>> start

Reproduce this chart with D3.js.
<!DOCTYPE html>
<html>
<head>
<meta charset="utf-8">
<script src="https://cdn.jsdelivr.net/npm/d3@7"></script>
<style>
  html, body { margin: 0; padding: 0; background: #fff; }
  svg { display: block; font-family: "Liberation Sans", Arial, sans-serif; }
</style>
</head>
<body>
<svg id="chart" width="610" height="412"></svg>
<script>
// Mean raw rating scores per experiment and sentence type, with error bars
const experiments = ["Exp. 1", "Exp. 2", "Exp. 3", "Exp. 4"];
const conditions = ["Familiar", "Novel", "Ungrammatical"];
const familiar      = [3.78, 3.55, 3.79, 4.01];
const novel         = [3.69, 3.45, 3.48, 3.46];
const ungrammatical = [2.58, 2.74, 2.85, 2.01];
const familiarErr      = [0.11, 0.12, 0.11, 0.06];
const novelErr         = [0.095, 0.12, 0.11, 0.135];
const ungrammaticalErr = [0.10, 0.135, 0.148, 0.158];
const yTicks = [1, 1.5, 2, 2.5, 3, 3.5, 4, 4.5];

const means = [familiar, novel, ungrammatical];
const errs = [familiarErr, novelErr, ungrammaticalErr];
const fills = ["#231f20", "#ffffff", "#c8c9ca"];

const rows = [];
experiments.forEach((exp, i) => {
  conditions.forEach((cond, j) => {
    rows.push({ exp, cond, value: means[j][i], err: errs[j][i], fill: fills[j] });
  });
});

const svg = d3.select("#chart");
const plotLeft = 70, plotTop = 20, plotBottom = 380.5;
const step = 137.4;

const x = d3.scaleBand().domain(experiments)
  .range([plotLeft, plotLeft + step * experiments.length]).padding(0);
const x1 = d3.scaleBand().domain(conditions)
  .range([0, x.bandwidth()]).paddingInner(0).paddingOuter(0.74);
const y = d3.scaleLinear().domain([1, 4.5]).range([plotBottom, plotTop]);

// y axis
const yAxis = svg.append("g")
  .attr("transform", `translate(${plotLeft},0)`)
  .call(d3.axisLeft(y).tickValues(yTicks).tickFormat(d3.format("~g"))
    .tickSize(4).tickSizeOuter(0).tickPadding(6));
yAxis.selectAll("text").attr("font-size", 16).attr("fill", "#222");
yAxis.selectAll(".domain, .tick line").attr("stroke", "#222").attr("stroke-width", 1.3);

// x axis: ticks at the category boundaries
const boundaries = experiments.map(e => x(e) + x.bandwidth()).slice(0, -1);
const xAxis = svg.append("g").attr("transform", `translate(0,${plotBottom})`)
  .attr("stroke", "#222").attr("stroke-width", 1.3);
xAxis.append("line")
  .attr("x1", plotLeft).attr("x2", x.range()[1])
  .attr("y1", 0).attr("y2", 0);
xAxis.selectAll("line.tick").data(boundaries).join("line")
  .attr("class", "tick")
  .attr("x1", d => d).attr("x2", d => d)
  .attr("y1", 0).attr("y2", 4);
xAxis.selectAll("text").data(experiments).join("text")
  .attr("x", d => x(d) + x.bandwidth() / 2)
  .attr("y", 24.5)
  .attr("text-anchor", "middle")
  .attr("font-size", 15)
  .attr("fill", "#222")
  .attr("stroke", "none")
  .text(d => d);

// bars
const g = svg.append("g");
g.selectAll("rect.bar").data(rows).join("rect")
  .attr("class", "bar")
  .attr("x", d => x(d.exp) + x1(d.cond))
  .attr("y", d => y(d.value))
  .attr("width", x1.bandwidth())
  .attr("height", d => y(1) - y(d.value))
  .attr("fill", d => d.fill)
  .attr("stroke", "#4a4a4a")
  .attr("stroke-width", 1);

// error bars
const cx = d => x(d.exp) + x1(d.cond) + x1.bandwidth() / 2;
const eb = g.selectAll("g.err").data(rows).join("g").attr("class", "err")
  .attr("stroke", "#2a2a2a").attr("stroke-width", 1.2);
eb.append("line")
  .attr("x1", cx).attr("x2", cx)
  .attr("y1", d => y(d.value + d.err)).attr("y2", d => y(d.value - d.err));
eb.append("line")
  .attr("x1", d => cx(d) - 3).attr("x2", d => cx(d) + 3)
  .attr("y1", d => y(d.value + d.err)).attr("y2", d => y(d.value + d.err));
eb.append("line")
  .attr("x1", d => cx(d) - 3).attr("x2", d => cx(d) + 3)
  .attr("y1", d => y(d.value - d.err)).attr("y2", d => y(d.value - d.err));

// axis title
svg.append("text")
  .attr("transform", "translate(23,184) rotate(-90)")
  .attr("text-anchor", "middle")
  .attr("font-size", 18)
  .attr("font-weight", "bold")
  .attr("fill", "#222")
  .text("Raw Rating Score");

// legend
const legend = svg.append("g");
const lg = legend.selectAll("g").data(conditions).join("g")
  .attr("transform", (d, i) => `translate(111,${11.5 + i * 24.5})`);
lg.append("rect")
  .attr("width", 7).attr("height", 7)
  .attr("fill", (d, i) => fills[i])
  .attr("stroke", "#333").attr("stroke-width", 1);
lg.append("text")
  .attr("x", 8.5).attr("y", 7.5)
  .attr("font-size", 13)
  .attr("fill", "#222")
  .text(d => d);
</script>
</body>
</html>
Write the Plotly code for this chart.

>> end

> _Short task_
Give the entries once more, exactly as they appear.

> _Written answer_
Reproduce this chart with D3.js.
<!DOCTYPE html>
<html>
<head>
<meta charset="utf-8">
<script src="https://cdn.jsdelivr.net/npm/d3@7"></script>
<style>
  html, body { margin: 0; padding: 0; background: #fff; }
  svg { display: block; font-family: "Liberation Sans", Arial, sans-serif; }
</style>
</head>
<body>
<svg id="chart" width="610" height="412"></svg>
<script>
// Mean raw rating scores per experiment and sentence type, with error bars
const experiments = ["Exp. 1", "Exp. 2", "Exp. 3", "Exp. 4"];
const conditions = ["Familiar", "Novel", "Ungrammatical"];
const familiar      = [3.78, 3.55, 3.79, 4.01];
const novel         = [3.69, 3.45, 3.48, 3.46];
const ungrammatical = [2.58, 2.74, 2.85, 2.01];
const familiarErr      = [0.11, 0.12, 0.11, 0.06];
const novelErr         = [0.095, 0.12, 0.11, 0.135];
const ungrammaticalErr = [0.10, 0.135, 0.148, 0.158];
const yTicks = [1, 1.5, 2, 2.5, 3, 3.5, 4, 4.5];

const means = [familiar, novel, ungrammatical];
const errs = [familiarErr, novelErr, ungrammaticalErr];
const fills = ["#231f20", "#ffffff", "#c8c9ca"];

const rows = [];
experiments.forEach((exp, i) => {
  conditions.forEach((cond, j) => {
    rows.push({ exp, cond, value: means[j][i], err: errs[j][i], fill: fills[j] });
  });
});

const svg = d3.select("#chart");
const plotLeft = 70, plotTop = 20, plotBottom = 380.5;
const step = 137.4;

const x = d3.scaleBand().domain(experiments)
  .range([plotLeft, plotLeft + step * experiments.length]).padding(0);
const x1 = d3.scaleBand().domain(conditions)
  .range([0, x.bandwidth()]).paddingInner(0).paddingOuter(0.74);
const y = d3.scaleLinear().domain([1, 4.5]).range([plotBottom, plotTop]);

// y axis
const yAxis = svg.append("g")
  .attr("transform", `translate(${plotLeft},0)`)
  .call(d3.axisLeft(y).tickValues(yTicks).tickFormat(d3.format("~g"))
    .tickSize(4).tickSizeOuter(0).tickPadding(6));
yAxis.selectAll("text").attr("font-size", 16).attr("fill", "#222");
yAxis.selectAll(".domain, .tick line").attr("stroke", "#222").attr("stroke-width", 1.3);

// x axis: ticks at the category boundaries
const boundaries = experiments.map(e => x(e) + x.bandwidth()).slice(0, -1);
const xAxis = svg.append("g").attr("transform", `translate(0,${plotBottom})`)
  .attr("stroke", "#222").attr("stroke-width", 1.3);
xAxis.append("line")
  .attr("x1", plotLeft).attr("x2", x.range()[1])
  .attr("y1", 0).attr("y2", 0);
xAxis.selectAll("line.tick").data(boundaries).join("line")
  .attr("class", "tick")
  .attr("x1", d => d).attr("x2", d => d)
  .attr("y1", 0).attr("y2", 4);
xAxis.selectAll("text").data(experiments).join("text")
  .attr("x", d => x(d) + x.bandwidth() / 2)
  .attr("y", 24.5)
  .attr("text-anchor", "middle")
  .attr("font-size", 15)
  .attr("fill", "#222")
  .attr("stroke", "none")
  .text(d => d);

// bars
const g = svg.append("g");
g.selectAll("rect.bar").data(rows).join("rect")
  .attr("class", "bar")
  .attr("x", d => x(d.exp) + x1(d.cond))
  .attr("y", d => y(d.value))
  .attr("width", x1.bandwidth())
  .attr("height", d => y(1) - y(d.value))
  .attr("fill", d => d.fill)
  .attr("stroke", "#4a4a4a")
  .attr("stroke-width", 1);

// error bars
const cx = d => x(d.exp) + x1(d.cond) + x1.bandwidth() / 2;
const eb = g.selectAll("g.err").data(rows).join("g").attr("class", "err")
  .attr("stroke", "#2a2a2a").attr("stroke-width", 1.2);
eb.append("line")
  .attr("x1", cx).attr("x2", cx)
  .attr("y1", d => y(d.value + d.err)).attr("y2", d => y(d.value - d.err));
eb.append("line")
  .attr("x1", d => cx(d) - 3).attr("x2", d => cx(d) + 3)
  .attr("y1", d => y(d.value + d.err)).attr("y2", d => y(d.value + d.err));
eb.append("line")
  .attr("x1", d => cx(d) - 3).attr("x2", d => cx(d) + 3)
  .attr("y1", d => y(d.value - d.err)).attr("y2", d => y(d.value - d.err));

// axis title
svg.append("text")
  .attr("transform", "translate(23,184) rotate(-90)")
  .attr("text-anchor", "middle")
  .attr("font-size", 18)
  .attr("font-weight", "bold")
  .attr("fill", "#222")
  .text("Raw Rating Score");

// legend
const legend = svg.append("g");
const lg = legend.selectAll("g").data(conditions).join("g")
  .attr("transform", (d, i) => `translate(111,${11.5 + i * 24.5})`);
lg.append("rect")
  .attr("width", 7).attr("height", 7)
  .attr("fill", (d, i) => fills[i])
  .attr("stroke", "#333").attr("stroke-width", 1);
lg.append("text")
  .attr("x", 8.5).attr("y", 7.5)
  .attr("font-size", 13)
  .attr("fill", "#222")
  .text(d => d);
</script>
</body>
</html>
Write the Plotly code for this chart.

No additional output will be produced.